Hierarchical design of Cu1−xNixS nanosheets for high-performance asymmetric solid-state supercapacitors

Abstract

Novel supercapacitor electrodes comprising hierarchical architectures with high specific surface areas, unique porosities, excellent conductivities, and admirable mechanical stabilities are necessary for developing high-performance solid-state supercapacitors. Herein, a novel ultra-thin copper nickel sulfide (Cu_1−xNi_xS) nanosheet array supercapacitor electrode was constructed on a 3D Ni backbone through a powerful anion exchange technique and it demonstrated a unique architecture with a substantial degree of porosity.

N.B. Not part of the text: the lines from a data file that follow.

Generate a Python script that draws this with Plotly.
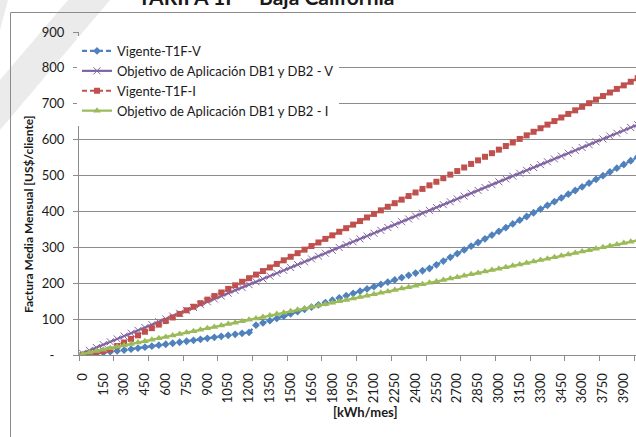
import plotly.graph_objects as go

# Monthly consumption [kWh/mes]
kwh = [0, 50, 100, 150, 200, 250, 300, 350, 400, 450, 500, 550, 600, 650, 700, 750,
       800, 850, 900, 950, 1000, 1050, 1100, 1150, 1200, 1250, 1300, 1350, 1400, 1450,
       1500, 1550, 1600, 1650, 1700, 1750, 1800, 1850, 1900, 1950, 2000, 2050, 2100,
       2150, 2200, 2250, 2300, 2350, 2400, 2450, 2500, 2550, 2600, 2650, 2700, 2750,
       2800, 2850, 2900, 2950, 3000, 3050, 3100, 3150, 3200, 3250, 3300, 3350, 3400,
       3450, 3500, 3550, 3600, 3650, 3700, 3750, 3800, 3850, 3900, 3950, 4000]

# Average monthly bill [US$/cliente]
vigente_v = [0.0, 2.3, 4.5, 6.8, 9.0, 11.3, 13.5, 16.3, 19.0, 21.8, 24.5, 27.3, 30.0, 32.8,
             35.5, 38.3, 41.0, 43.8, 46.5, 49.3, 52.0, 54.8, 57.5, 60.3, 63.0, 83.0, 89.3,
             95.6, 102.0, 108.3, 114.6, 120.9, 127.2, 133.6, 139.9, 146.2, 152.5, 158.8,
             165.2, 171.5, 177.8, 184.1, 190.4, 196.8, 203.1, 209.4, 215.7, 222.0, 228.4,
             234.7, 241.0, 251.4, 261.7, 272.1, 282.4, 292.8, 303.1, 313.5, 323.8, 334.2,
             344.5, 354.9, 365.2, 375.6, 385.9, 396.3, 406.6, 417.0, 427.3, 437.7, 448.0,
             458.4, 468.7, 479.1, 489.4, 499.8, 510.1, 520.5, 530.8, 541.2, 551.5]

objetivo_v = [5.0, 13.0, 20.9, 28.9, 36.8, 44.8, 52.8, 60.7, 68.7, 76.6, 84.6, 92.6, 100.5,
              108.5, 116.4, 124.4, 132.4, 140.3, 148.3, 156.2, 164.2, 172.2, 180.1, 188.1,
              196.0, 204.0, 212.0, 219.9, 227.9, 235.8, 243.8, 251.8, 259.7, 267.7, 275.6,
              283.6, 291.6, 299.5, 307.5, 315.4, 323.4, 331.4, 339.3, 347.3, 355.2, 363.2,
              371.2, 379.1, 387.1, 395.0, 403.0, 411.0, 418.9, 426.9, 434.8, 442.8, 450.8,
              458.7, 466.7, 474.6, 482.6, 490.6, 498.5, 506.5, 514.4, 522.4, 530.4, 538.3,
              546.3, 554.2, 562.2, 570.2, 578.1, 586.1, 594.0, 602.0, 610.0, 617.9, 625.9,
              633.8, 641.8]

vigente_i = [0.0, 3.5, 7.0, 11.0, 15.0, 25.0, 34.9, 44.9, 54.8, 64.8, 74.7, 84.7, 94.6,
             104.6, 114.5, 124.5, 134.4, 144.4, 154.3, 164.3, 174.2, 184.2, 194.1, 204.1,
             214.0, 224.0, 233.9, 243.9, 253.8, 263.8, 273.7, 283.7, 293.6, 303.6, 313.5,
             323.5, 333.4, 343.4, 353.3, 363.3, 373.2, 383.2, 393.1, 403.1, 413.0, 423.0,
             432.9, 442.9, 452.8, 462.8, 472.7, 482.7, 492.6, 502.6, 512.5, 522.5, 532.4,
             542.4, 552.3, 562.3, 572.2, 582.2, 592.1, 602.1, 612.0, 622.0, 631.9, 641.9,
             651.8, 661.8, 671.7, 681.7, 691.6, 701.6, 711.5, 721.5, 731.4, 741.4, 751.3,
             761.3, 771.2]

objetivo_i = [3.0, 7.0, 10.9, 14.9, 18.8, 22.8, 26.8, 30.7, 34.7, 38.6, 42.6, 46.6, 50.5,
              54.5, 58.4, 62.4, 66.4, 70.3, 74.3, 78.2, 82.2, 86.2, 90.1, 94.1, 98.0, 102.0,
              106.0, 109.9, 113.9, 117.8, 121.8, 125.8, 129.7, 133.7, 137.6, 141.6, 145.6,
              149.5, 153.5, 157.4, 161.4, 165.4, 169.3, 173.3, 177.2, 181.2, 185.2, 189.1,
              193.1, 197.0, 201.0, 205.0, 208.9, 212.9, 216.8, 220.8, 224.8, 228.7, 232.7,
              236.6, 240.6, 244.6, 248.5, 252.5, 256.4, 260.4, 264.4, 268.3, 272.3, 276.2,
              280.2, 284.2, 288.1, 292.1, 296.0, 300.0, 304.0, 307.9, 311.9, 315.8, 319.8]

# Axis labels
x_tick_vals = [0, 150, 300, 450, 600, 750, 900, 1050, 1200, 1350, 1500, 1650, 1800, 1950,
               2100, 2250, 2400, 2550, 2700, 2850, 3000, 3150, 3300, 3450, 3600, 3750, 3900]
x_tick_text = [str(v) for v in x_tick_vals]
y_tick_vals = [0, 100, 200, 300, 400, 500, 600, 700, 800, 900]
y_tick_text = ["-\u00a0\u00a0\u00a0", "100", "200", "300", "400", "500", "600", "700", "800", "900"]

FONT = "Lato"
GRID = "#8c8c8c"
TXT = "#1a1a1a"

BLUE, PURPLE, RED, GREEN = "#4F81BD", "#8064A2", "#C0504D", "#9BBB59"

W, H = 636, 437
ML, MR, MT, MB = 79, 0, 32, 82
PW, PH = W - ML - MR, H - MT - MB


def px(xp):
    """Horizontal page pixel -> paper fraction of the plot area."""
    return (xp - ML) / PW


def py(yp):
    """Vertical page pixel (from top) -> paper fraction of the plot area."""
    return (H - MB - yp) / PH


fig = go.Figure()

fig.add_trace(go.Scatter(
    x=kwh, y=vigente_v, name="Vigente-T1F-V", mode="lines+markers", legendgroup="a",
    line=dict(color=BLUE, width=2.2, dash="5px,3px"),
    marker=dict(symbol="diamond", size=6, color=BLUE)))
fig.add_trace(go.Scatter(
    x=kwh, y=objetivo_v, name="Objetivo de Aplicación DB1 y DB2 - V", mode="lines+markers",
    legendgroup="b",
    line=dict(color=PURPLE, width=2.2),
    marker=dict(symbol="x-thin", size=7, color=PURPLE, line=dict(width=1, color=PURPLE))))
fig.add_trace(go.Scatter(
    x=kwh, y=vigente_i, name="Vigente-T1F-I", mode="lines+markers", legendgroup="c",
    line=dict(color=RED, width=2.2, dash="5px,3px"),
    marker=dict(symbol="square", size=6, color=RED)))
fig.add_trace(go.Scatter(
    x=kwh, y=objetivo_i, name="Objetivo de Aplicación DB1 y DB2 - I", mode="lines+markers",
    legendgroup="d",
    line=dict(color=GREEN, width=2.2),
    marker=dict(symbol="triangle-up", size=7, color=GREEN)))
# empty trace carrying the category-boundary tick axis
fig.add_trace(go.Scatter(x=[], y=[], xaxis="x2", showlegend=False, hoverinfo="skip"))

x_range = [-25, 3988]

fig.update_layout(
    width=W, height=H,
    margin=dict(l=ML, r=MR, t=MT, b=MB),
    paper_bgcolor="white", plot_bgcolor="white",
    font=dict(family=FONT, color=TXT),
    showlegend=True,
    legend=dict(x=px(77), y=py(36), xanchor="left", yanchor="top",
                bgcolor="white", borderwidth=0, traceorder="grouped",
                tracegroupgap=0, font=dict(size=13, family=FONT, color=TXT)),
    xaxis=dict(range=x_range, tickmode="array", tickvals=x_tick_vals, ticktext=x_tick_text,
               tickangle=-90, ticks="", showgrid=False, zeroline=False,
               showline=True, linecolor=GRID, linewidth=1,
               tickfont=dict(size=13, family=FONT, color=TXT), ticklabelstandoff=12),
    xaxis2=dict(range=x_range, overlaying="x", anchor="y", side="bottom",
                tickmode="linear", tick0=-25, dtick=250, ticks="outside", ticklen=5,
                tickcolor=GRID, tickwidth=1, showticklabels=False, showgrid=False,
                zeroline=False, showline=False),
    yaxis=dict(range=[0, 900], tickmode="array", tickvals=y_tick_vals, ticktext=y_tick_text,
               ticks="outside", ticklen=5, tickcolor=GRID, tickwidth=1,
               showgrid=True, gridcolor=GRID, gridwidth=1, zeroline=False,
               showline=True, linecolor=GRID, linewidth=1,
               tickfont=dict(size=13, family=FONT, color=TXT), ticklabelstandoff=6),
)

# light watermark stripes behind the chart
fig.add_shape(type="path", xref="paper", yref="paper", layer="below",
              path=(f"M {px(68)},{py(0)} L {px(110)},{py(0)} "
                    f"L {px(0)},{py(130)} L {px(0)},{py(80)} Z"),
              fillcolor="#ebebeb", line=dict(width=0))
fig.add_shape(type="path", xref="paper", yref="paper", layer="below",
              path=f"M {px(0)},{py(0)} L {px(8)},{py(0)} L {px(0)},{py(30)} Z",
              fillcolor="#ebebeb", line=dict(width=0))

# chart area frame
fig.add_shape(type="rect", xref="paper", yref="paper", layer="below",
              x0=px(10.5), x1=px(W + 20), y0=py(H + 20), y1=py(12.5),
              line=dict(color="#8a8a8a", width=1), fillcolor="rgba(0,0,0,0)")

fig.add_annotation(text="<b>TARIFA 1F – Baja California</b>", xref="paper", yref="paper",
                   x=px(266), y=py(11), xanchor="center", yanchor="bottom",
                   showarrow=False, font=dict(size=21, family=FONT, color=TXT))
fig.add_annotation(text="<b>Factura Media Mensual [US$/cliente]</b>", xref="paper",
                   yref="paper", x=px(28), y=py(214), xanchor="center",
                   yanchor="middle", textangle=-90, showarrow=False,
                   font=dict(size=12, family=FONT, color=TXT))
fig.add_annotation(text="<b>[kWh/mes]</b>", xref="paper", yref="paper",
                   x=px(365), y=py(412), xanchor="center", yanchor="middle",
                   showarrow=False, font=dict(size=13, family=FONT, color=TXT))

fig.write_html("out.html")
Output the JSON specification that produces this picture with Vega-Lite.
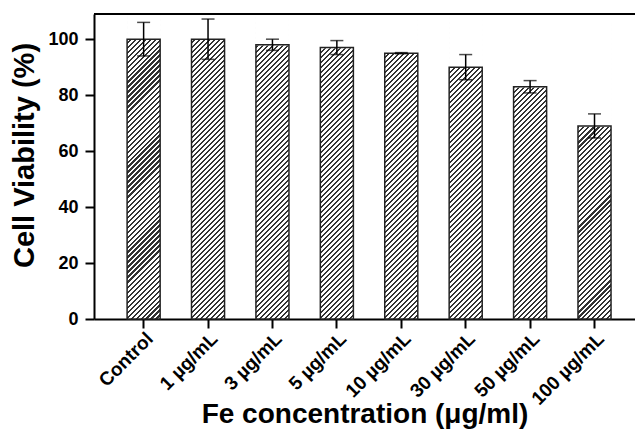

Accordingly, Cu_1−xNi_xS plays an imperative role in the electrochemical energy storage characteristics of the electrode by accomplishing an ultra-high areal capacitance of 5.88 F cm⁻² and a specific capacitance of 2672 F g⁻¹ at a current density of 2 mA cm⁻² with an excellent rate capability (71.26% capacitance retention at 20 mA cm⁻²) and a superior cycling performance (97.33% capacitance retention after 10 000 cycles). To design asymmetric supercapacitors (ASCs), Cu_1−xNi_xS and N, S co-doped graphene nanosheets (NSGNSs) are employed as positive and negative electrodes, respectively. Remarkably, the fabricated ASC exhibits a potential window of ∼1.8 V, which demonstrates an ultra-high energy density of ∼94.05 W h kg⁻¹ at 1.09 kW kg⁻¹ as well as an excellent life cycle (95.86% capacitance retention after 10 000 cycles). Owing to this fact, this investigation offers a simple, scalable, and cost-effective approach for the fabrication of other ternary transition metal sulfides (TMSs), emphasizing great prospects in next-generation energy storage applications.